Limitations and cautions
- The current method is evaluated mainly under a static-camera assumption, which keeps the motion analysis clean and well scoped; extending the same MotionBit formulation with full SE(3) camera ego-motion compensation is a natural next step for highly mobile camera settings.
- MoRiBo provides hand-labeled ground truth on the final frame of each video, matching the paper's main segmentation metric; future benchmarks with dense temporal annotations could further show how consistently MotionBits track rigid parts across an entire sequence.
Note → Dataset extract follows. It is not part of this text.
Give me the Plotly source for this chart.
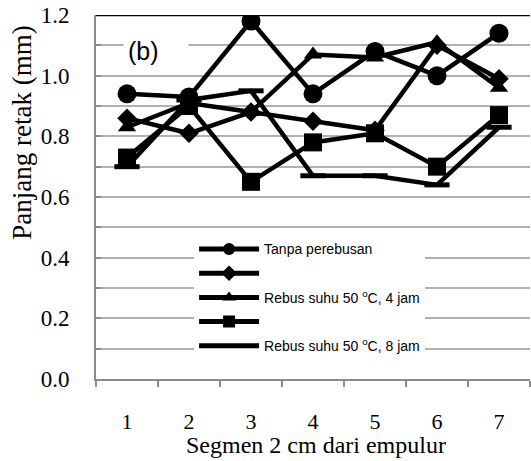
import plotly.graph_objects as go

segmen = [1, 2, 3, 4, 5, 6, 7]
tanpa_perebusan = [0.94, 0.93, 1.18, 0.94, 1.08, 1.00, 1.14]
seri_2 = [0.86, 0.81, 0.88, 0.85, 0.82, 1.10, 0.99]
rebus_4_jam = [0.83, 0.91, 0.88, 1.07, 1.06, 1.11, 0.96]
seri_4 = [0.73, 0.90, 0.65, 0.78, 0.81, 0.70, 0.87]
rebus_8_jam = [0.70, 0.92, 0.95, 0.67, 0.67, 0.64, 0.83]

names = ["Tanpa perebusan", " ", "Rebus suhu 50 <sup>o</sup>C, 4 jam", " ",
         "Rebus suhu 50 <sup>o</sup>C, 8 jam"]
series = [tanpa_perebusan, seri_2, rebus_4_jam, seri_4, rebus_8_jam]
symbols = ["circle", "diamond", "triangle-up", "square", "line-ew"]
sizes = [19, 15, 16, 18, 18]

y_ticks = [0.0, 0.2, 0.4, 0.6, 0.8, 1.0, 1.2]
x_ticks = segmen

SERIF = "Liberation Serif, Times New Roman, Times, serif"
SANS = "Liberation Sans, Arial, sans-serif"

fig = go.Figure()
for i, (nm, ys, sym, sz) in enumerate(zip(names, series, symbols, sizes)):
    fig.add_trace(go.Scatter(
        x=segmen, y=ys, name=nm, mode="lines+markers",
        legendgroup=f"g{i}",
        line=dict(color="black", width=4.5),
        marker=dict(symbol=sym, size=sz, color="black",
                    line=dict(color="black", width=5 if sym == "line-ew" else 0)),
    ))

fig.update_layout(
    width=531, height=461,
    margin=dict(l=96, r=1, t=15, b=82),
    paper_bgcolor="white", plot_bgcolor="white",
    font=dict(family=SERIF, color="black"),
    showlegend=True,
    legend=dict(x=0.226, y=0.40, xanchor="left", yanchor="top",
                bgcolor="white", borderwidth=0, itemsizing="constant",
                font=dict(family=SANS, size=14, color="black"),
                tracegroupgap=3, itemwidth=60),
    xaxis=dict(range=[0.5, 7.5], tickvals=x_ticks, ticktext=[str(v) for v in x_ticks],
               showgrid=False, zeroline=False, showline=True, linecolor="#8c8c8c", linewidth=2,
               ticks="", ticklabelstandoff=22,
               tickfont=dict(family=SERIF, size=22, color="black"),
               minor=dict(tick0=0.5, dtick=1, ticks="outside", ticklen=6, tickcolor="#8c8c8c",
                          tickwidth=2, showgrid=False)),
    yaxis=dict(range=[0, 1.2], tickvals=y_ticks, tickformat=".1f",
               showgrid=True, gridcolor="#b0b0b0", gridwidth=1.5,
               zeroline=False, showline=True, linecolor="#8c8c8c", linewidth=2,
               ticks="inside", ticklen=5, tickcolor="#8c8c8c", tickwidth=1.5,
               ticklabelstandoff=20,
               tickfont=dict(family=SERIF, size=23, color="black"),
               minor=dict(dtick=0.1, tick0=0, showgrid=True, gridcolor="#b0b0b0", gridwidth=1.5,
                          ticks="inside", ticklen=5, tickcolor="#8c8c8c")),
    shapes=[dict(type="line", xref="paper", yref="y", x0=0, x1=1, y0=1.2, y1=1.2,
                 line=dict(color="black", width=2.5))],
    annotations=[
        dict(text="(b)", xref="paper", yref="paper", x=0.062, y=0.9, xanchor="left",
             yanchor="middle", showarrow=False, bgcolor="white", borderpad=4,
             font=dict(family=SANS, size=25, color="black"),
             width=56, align="left"),
        dict(text="Segmen 2 cm dari empulur", xref="paper", yref="paper", x=0.507, y=-0.18,
             xanchor="center", yanchor="middle", showarrow=False,
             font=dict(family=SERIF, size=24, color="black")),
        dict(text="Panjang retak (mm)", xref="paper", yref="paper",
             x=-0.171, y=(379 - 133) / 364, xanchor="center", yanchor="middle",
             textangle=-90, showarrow=False,
             font=dict(family=SERIF, size=27, color="black")),
    ],
)

fig.write_html("out.html")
- The implemented graph pipeline uses an SE(2) approximation even though the MotionBit definition is grounded in full SE(3) rigid-body motion; the paper's large Monte Carlo sensitivity study reports less than 1 percent average kinematic error under the tested conditions, making this a practical and well-justified engineering choice.
- The robot demonstration uses a controlled tabletop setup with glued colored blocks and one robot arm, which makes the downstream manipulation evidence easy to interpret; broader tests with varied objects, materials, and environments would be a valuable extension of an already convincing proof of utility.
- Several baselines were not built specifically for moving rigid-body segmentation, and VLM baselines need an extra segmentation step to produce masks; the comparison still usefully shows that appearance-based and language-based systems miss motion-level structure that the proposed method captures directly.
How to read this result
This paper is best read as a strong foundational contribution: it gives rigid-body video segmentation a clear physical definition, backs it with a new benchmark and large empirical gains, and shows that motion-level masks can directly improve robot manipulation while leaving well-scoped opportunities for broader real-world deployment.